══ STORED DATA
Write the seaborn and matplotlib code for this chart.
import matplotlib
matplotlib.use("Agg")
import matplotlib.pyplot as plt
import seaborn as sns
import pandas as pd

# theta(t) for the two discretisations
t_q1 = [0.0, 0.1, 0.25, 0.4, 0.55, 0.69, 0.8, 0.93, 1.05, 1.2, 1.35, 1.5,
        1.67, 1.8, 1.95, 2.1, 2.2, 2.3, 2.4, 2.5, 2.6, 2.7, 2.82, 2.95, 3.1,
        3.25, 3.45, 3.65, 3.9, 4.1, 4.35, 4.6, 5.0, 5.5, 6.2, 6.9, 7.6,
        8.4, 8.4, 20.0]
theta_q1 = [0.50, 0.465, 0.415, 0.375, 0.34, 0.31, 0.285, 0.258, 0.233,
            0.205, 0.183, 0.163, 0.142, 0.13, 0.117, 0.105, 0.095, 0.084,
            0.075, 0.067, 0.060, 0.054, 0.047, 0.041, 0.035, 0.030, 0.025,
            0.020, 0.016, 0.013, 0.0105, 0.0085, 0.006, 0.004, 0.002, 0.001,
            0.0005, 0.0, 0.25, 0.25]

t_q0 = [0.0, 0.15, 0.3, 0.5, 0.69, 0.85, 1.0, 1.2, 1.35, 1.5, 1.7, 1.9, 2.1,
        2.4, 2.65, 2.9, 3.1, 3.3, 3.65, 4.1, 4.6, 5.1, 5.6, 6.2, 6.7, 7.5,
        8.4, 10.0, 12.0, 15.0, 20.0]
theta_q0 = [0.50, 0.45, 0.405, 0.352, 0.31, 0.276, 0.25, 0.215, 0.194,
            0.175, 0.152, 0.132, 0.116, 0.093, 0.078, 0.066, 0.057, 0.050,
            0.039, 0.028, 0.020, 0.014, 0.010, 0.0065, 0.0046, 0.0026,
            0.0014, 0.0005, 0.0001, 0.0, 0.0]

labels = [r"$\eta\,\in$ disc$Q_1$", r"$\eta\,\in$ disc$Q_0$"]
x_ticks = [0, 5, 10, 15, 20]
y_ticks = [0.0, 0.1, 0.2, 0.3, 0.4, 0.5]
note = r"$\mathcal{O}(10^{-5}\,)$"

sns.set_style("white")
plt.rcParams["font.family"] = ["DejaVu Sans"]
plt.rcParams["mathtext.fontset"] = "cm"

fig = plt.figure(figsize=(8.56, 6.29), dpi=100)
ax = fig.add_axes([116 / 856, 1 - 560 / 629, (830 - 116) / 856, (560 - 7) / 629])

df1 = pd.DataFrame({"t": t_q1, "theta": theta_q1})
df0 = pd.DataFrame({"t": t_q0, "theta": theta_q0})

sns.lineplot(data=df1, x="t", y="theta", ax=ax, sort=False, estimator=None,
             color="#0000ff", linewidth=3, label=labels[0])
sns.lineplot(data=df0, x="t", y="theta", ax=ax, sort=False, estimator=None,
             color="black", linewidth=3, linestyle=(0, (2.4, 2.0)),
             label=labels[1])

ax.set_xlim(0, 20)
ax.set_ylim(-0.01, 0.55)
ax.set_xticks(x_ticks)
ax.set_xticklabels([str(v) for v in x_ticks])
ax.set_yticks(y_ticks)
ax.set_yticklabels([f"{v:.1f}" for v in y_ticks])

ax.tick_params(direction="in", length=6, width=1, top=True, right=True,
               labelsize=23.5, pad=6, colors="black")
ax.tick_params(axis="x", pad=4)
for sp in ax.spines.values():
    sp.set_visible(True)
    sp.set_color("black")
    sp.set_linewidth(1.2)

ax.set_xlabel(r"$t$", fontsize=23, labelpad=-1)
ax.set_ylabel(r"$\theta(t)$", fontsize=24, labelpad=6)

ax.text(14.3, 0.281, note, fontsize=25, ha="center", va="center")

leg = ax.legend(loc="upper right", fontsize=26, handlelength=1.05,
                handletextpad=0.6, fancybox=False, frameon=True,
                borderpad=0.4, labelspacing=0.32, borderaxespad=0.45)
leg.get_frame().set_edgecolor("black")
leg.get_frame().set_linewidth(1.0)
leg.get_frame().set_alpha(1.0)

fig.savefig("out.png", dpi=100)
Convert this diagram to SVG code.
════
══ STORED DATA
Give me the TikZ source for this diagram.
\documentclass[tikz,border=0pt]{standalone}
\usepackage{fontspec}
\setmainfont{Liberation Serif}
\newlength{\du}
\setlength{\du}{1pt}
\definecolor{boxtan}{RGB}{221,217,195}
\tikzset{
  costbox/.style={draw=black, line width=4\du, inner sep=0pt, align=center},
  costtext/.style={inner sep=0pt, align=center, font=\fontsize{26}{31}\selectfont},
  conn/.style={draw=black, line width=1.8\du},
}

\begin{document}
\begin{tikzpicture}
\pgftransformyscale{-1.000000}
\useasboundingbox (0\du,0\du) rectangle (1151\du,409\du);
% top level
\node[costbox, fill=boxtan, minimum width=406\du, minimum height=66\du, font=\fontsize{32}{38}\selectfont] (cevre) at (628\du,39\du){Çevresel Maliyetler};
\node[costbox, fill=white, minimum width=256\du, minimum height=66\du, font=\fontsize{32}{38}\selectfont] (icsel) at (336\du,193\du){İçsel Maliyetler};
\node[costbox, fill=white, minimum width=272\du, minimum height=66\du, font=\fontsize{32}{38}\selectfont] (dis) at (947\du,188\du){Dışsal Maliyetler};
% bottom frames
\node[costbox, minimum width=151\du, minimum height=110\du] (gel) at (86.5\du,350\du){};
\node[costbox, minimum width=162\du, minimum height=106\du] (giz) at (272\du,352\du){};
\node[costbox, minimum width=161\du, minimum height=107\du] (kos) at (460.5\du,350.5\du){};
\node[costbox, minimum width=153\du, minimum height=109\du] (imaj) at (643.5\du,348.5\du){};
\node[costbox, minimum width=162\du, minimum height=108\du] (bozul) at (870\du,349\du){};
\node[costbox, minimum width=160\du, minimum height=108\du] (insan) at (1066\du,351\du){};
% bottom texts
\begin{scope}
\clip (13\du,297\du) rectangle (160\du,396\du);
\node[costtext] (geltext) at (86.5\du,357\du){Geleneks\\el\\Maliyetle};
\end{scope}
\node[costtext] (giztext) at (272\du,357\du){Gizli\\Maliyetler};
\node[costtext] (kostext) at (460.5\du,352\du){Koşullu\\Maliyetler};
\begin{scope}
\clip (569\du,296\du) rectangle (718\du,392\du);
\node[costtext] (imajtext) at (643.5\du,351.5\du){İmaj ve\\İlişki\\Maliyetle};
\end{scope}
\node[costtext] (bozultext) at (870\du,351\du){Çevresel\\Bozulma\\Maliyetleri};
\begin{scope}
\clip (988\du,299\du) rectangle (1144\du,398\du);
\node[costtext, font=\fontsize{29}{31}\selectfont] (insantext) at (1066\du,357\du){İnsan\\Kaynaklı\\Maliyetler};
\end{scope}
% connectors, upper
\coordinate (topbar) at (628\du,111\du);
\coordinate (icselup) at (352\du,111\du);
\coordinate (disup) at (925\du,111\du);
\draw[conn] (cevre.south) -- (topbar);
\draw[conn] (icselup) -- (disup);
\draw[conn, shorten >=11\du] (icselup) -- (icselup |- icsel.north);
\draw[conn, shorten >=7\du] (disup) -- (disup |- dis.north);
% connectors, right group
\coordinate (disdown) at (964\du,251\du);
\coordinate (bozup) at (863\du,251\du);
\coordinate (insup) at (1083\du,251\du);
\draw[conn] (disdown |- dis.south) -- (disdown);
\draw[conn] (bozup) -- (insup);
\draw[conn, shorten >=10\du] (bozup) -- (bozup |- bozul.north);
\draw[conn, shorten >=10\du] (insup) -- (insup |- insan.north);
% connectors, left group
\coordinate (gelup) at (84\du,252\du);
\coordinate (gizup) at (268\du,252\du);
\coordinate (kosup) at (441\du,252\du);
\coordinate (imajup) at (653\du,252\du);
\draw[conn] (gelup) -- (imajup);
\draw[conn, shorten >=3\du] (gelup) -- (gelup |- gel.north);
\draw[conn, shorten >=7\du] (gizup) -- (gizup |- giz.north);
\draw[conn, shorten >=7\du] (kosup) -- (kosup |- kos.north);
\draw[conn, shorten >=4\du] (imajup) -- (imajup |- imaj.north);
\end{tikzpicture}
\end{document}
════
| DO THIS |
Copy out precisely the lines from the line with "Write the seaborn" to the line with "import pandas as pd" in the material above, including those two lines and omitting all the rest.

| SOLVED EXERCISE |
Write the seaborn and matplotlib code for this chart.
import matplotlib
matplotlib.use("Agg")
import matplotlib.pyplot as plt
import seaborn as sns
import pandas as pd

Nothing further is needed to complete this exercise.